[personal profile] beanside
My election anxiety is ramping up. I feel like I'm a step away from a panic attack constantly. At least one of the stores in our local strip mall have boarded up their windows. I don't know whether they really are expecting problems, or if it's a mandate from corporate. It is not helping my feelings. I'm afraid, and I can't do anything about it. I don't like feeling helpless. I've done what I can to prepare, but it doesn't feel like enough.

We live in the suburbs, so it's less likely that any riots will happen here, but who knows? It's just all too much. People are such assholes lately. I know they probably had this kind of assholery, but the Cheeto has emboldened them to act out, and that's scary. We didn't put up a political sign because we were worried about retaliation. Our neighborhood skews towards Trump, judging from the signs.

I still can't let myself hope. Deep down, I'm still assuming that the asshole will win. If I'm wrong, I'll be thrilled, but I just can't let myself think it.

It's been getting down to the mid-thirties at night, and fuck it is cold in this house. We have space heaters to make it bearable, but it still really, really sucks. They better get that inspection on the books soon. It's annoying, because we have all new appliances (except for the stove and oven), and that's worth absolutely nothing. I want a hot shower, dammit. And not the camp shower, which is how we've been doing it. It's a little marvel of engineering, with a rechargeable battery, and then you submerse the pump and voila, water. It means heating up a copious amount of water in the electric kettle, and is generally a pain in the ass. But, it's nice being clean.

I'll admit, I've slacked off on the personal hygiene thing during the pandemic. As long as I don't smell bad, sometimes, I'll just wash my hair and do a sink bath with cold water. My hair generally gets brushed after I shower, and maybe before we go out on the weekend to get food, or whatever. It's at an unmanageable length, but I just haven't quite wanted to go to a stylist. Add that to not eating at a restaurant for things I'm just not ready for yet. If I'd known that the Greek place we had our last pre-pandemic meal was it for at least a year, I probably would have gone to Fogo de Chao instead. (I've been craving their roasted garlic on the market table.) The Greek place is really good, and we had the flambe cheese that's so good, so it's not like it was a bad last meal out.
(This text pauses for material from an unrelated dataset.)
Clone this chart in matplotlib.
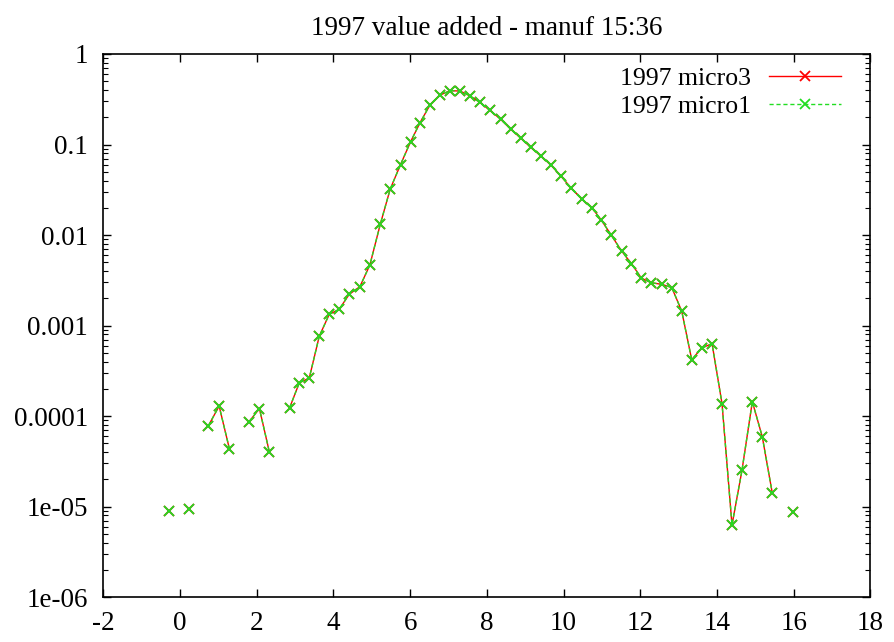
import numpy as np
import matplotlib
matplotlib.use("Agg")
import matplotlib.pyplot as plt
from matplotlib.ticker import LogLocator, NullFormatter

plt.rcParams['font.family'] = ['Liberation Serif', 'DejaVu Serif']
plt.rcParams['axes.unicode_minus'] = False

title = "1997 value added - manuf 15:36"
series_names = ["1997 micro3", "1997 micro1"]

x_vals = [-0.29, -0.03, 0.23, 0.48, 0.74, 1.02, 1.29, 1.54, 1.80, 2.07,
          2.33, 2.60, 2.86, 3.11, 3.37, 3.63, 3.89, 4.15, 4.41, 4.69,
          4.95, 5.22, 5.48, 5.75, 6.01, 6.26, 6.52, 6.78, 7.04, 7.30,
          7.56, 7.82, 8.08, 8.36, 8.62, 8.88, 9.14, 9.41, 9.67, 9.93,
          10.20, 10.47, 10.74, 10.98, 11.24, 11.51, 11.77, 12.03, 12.29, 12.56,
          12.82, 13.08, 13.34, 13.60, 13.87, 14.13, 14.39, 14.65, 14.92, 15.18,
          15.44, 15.71, 15.97]

nan = float('nan')
micro3 = [8.9e-6, nan, 9.3e-6, nan, 7.8e-5, 1.29e-4, 4.3e-5, nan, 8.65e-5, 1.21e-4,
          4.0e-5, nan, 1.24e-4, 2.33e-4, 2.63e-4, 7.6e-4, 1.33e-3, 1.51e-3, 2.21e-3, 2.69e-3,
          4.67e-3, 0.0131, 0.0322, 0.0601, 0.107, 0.175, 0.275, 0.352, 0.393, 0.390,
          0.344, 0.292, 0.238, 0.190, 0.148, 0.118, 0.0931, 0.0746, 0.0593, 0.0449,
          0.0328, 0.0251, 0.0199, 0.0147, 0.0100, 0.00668, 0.00482, 0.00333, 0.00297, 0.00285,
          0.00263, 0.00144, 4.19e-4, 5.64e-4, 6.31e-4, 1.37e-4, 6.25e-6, 2.51e-5, 1.44e-4, 5.9e-5,
          1.41e-5, nan, 8.7e-6]

micro1 = [8.9e-6, nan, 9.3e-6, nan, 7.8e-5, 1.29e-4, 4.3e-5, nan, 8.65e-5, 1.21e-4,
          4.0e-5, nan, 1.24e-4, 2.33e-4, 2.63e-4, 7.6e-4, 1.33e-3, 1.51e-3, 2.21e-3, 2.69e-3,
          4.67e-3, 0.0131, 0.0322, 0.0601, 0.107, 0.175, 0.275, 0.352, 0.393, 0.390,
          0.344, 0.292, 0.238, 0.190, 0.148, 0.118, 0.0931, 0.0746, 0.0593, 0.0449,
          0.0328, 0.0251, 0.0199, 0.0147, 0.0100, 0.00668, 0.00482, 0.00333, 0.00297, 0.00285,
          0.00263, 0.00144, 4.19e-4, 5.64e-4, 6.31e-4, 1.37e-4, 6.25e-6, 2.51e-5, 1.44e-4, 5.9e-5,
          1.41e-5, nan, 8.7e-6]

x_ticks = [-2, 0, 2, 4, 6, 8, 10, 12, 14, 16, 18]
x_tick_labels = ["-2", "0", "2", "4", "6", "8", "10", "12", "14", "16", "18"]
y_ticks = [1e-6, 1e-5, 1e-4, 1e-3, 1e-2, 1e-1, 1]
y_tick_labels = ["1e-06", "1e-05", "0.0001", "0.001", "0.01", "0.1", "1"]

fig = plt.figure(figsize=(8.95, 6.42), dpi=100)
ax = fig.add_axes([0.1154, 0.070, 0.9726 - 0.1154, 0.9159 - 0.070])

ax.plot(x_vals, micro3, color='#ff0000', linestyle='-', linewidth=1.0,
        marker='x', markersize=7, markeredgewidth=1.3, label=series_names[0])
ax.plot(x_vals, micro1, color='#22dd22', linestyle=(0, (3, 2)), linewidth=1.0,
        marker='x', markersize=7, markeredgewidth=1.3, label=series_names[1])

ax.set_yscale('log')
ax.set_xlim(-2, 18)
ax.set_ylim(1e-6, 1)
ax.set_xticks(x_ticks)
ax.set_xticklabels(x_tick_labels)
ax.set_yticks(y_ticks)
ax.set_yticklabels(y_tick_labels)
ax.yaxis.set_minor_locator(LogLocator(base=10, subs=np.arange(2, 10)))
ax.yaxis.set_minor_formatter(NullFormatter())

ax.tick_params(axis='both', which='major', direction='in', length=6, width=1,
               top=True, right=True, labelsize=19.5)
ax.tick_params(axis='y', which='major', pad=11)
ax.tick_params(axis='x', which='major', pad=10)
ax.tick_params(axis='y', which='minor', direction='in', length=3.5, width=0.8,
               right=True)
for s in ax.spines.values():
    s.set_linewidth(1.2)

ax.set_title(title, fontsize=19.5, pad=14)

leg = ax.legend(loc='upper right', frameon=False, markerfirst=False,
                fontsize=18.5, handlelength=2.8, borderpad=0.0,
                borderaxespad=0.0, labelspacing=0.2, handletextpad=0.7,
                bbox_to_anchor=(841 / 895, 1 - 67 / 642),
                bbox_transform=fig.transFigure)

fig.savefig("out.png", dpi=100)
Date: 2020-11-02 12:59 pm (UTC)
epeeblade: (Default)
From: [personal profile] epeeblade
I'm feeling the same - one step away from a panic attack: heart racing, blood pressure soaring. I live in a huge MAGA town and it's awful. I am planning on going no media tomorrow for my sanity. In 2016 my blood pressure shot up a ridiculous amount.

Date: 2020-11-02 04:47 pm (UTC)
dine: (hedgeflower)
From: [personal profile] dine
these are awful, scary times - and one can't indulge in hope, because that way lies despair if the Cheeto somehow taes it. and even if he doesn't, there will be all sorts of issues yet to come; the resultant legal (and potentially physically violent) ruckus will possibly drag on for weeks/months

you're not the only one slacking on the personal hygiene front - as long as you're not offending people, it's ok not to shower every day, especially while you're unable to really luxuriate in hot water. may the inspection happen soon, so you can heat the place and enjoy a nice, long shower!

Date: 2020-11-03 01:47 am (UTC)
anutty1: (Default)
From: [personal profile] anutty1
It's hard to get away from the anxiety, isn't it? I've been trying to just skim the news and I do not plan to watch news all day tomorrow, just a bit in the evening, then I'm going to cut it off, and read Shirley Jackson's 'We Have Always Lived in the Castle.' I don't know if this will be easy for you, but if you can, I recommend not having an eagle eye on the news tomorrow and possibly doing something that you enjoy/brings you peace. Good luck and I will see you on the other side!

Date: 2020-11-03 02:55 am (UTC)
linderhill: (Default)
From: [personal profile] linderhill
I understand your anxiety completely. I work for the federal gov't and work in downtown DC (when I'm assigned to go in). I've pretty much despised that man since I was a teenager living in NJ. It still boggles my mind that people actually believe that he's done anything good, for the economy or anyone besides himself. I have relatives (my family has always been conservative (but not to the extent that the current party has gone lately -- completely wacko) that are pro Trump but my immediate family, luckily feel the same as I for once. I'm also thankful that Virginia does not require us to register with a political party.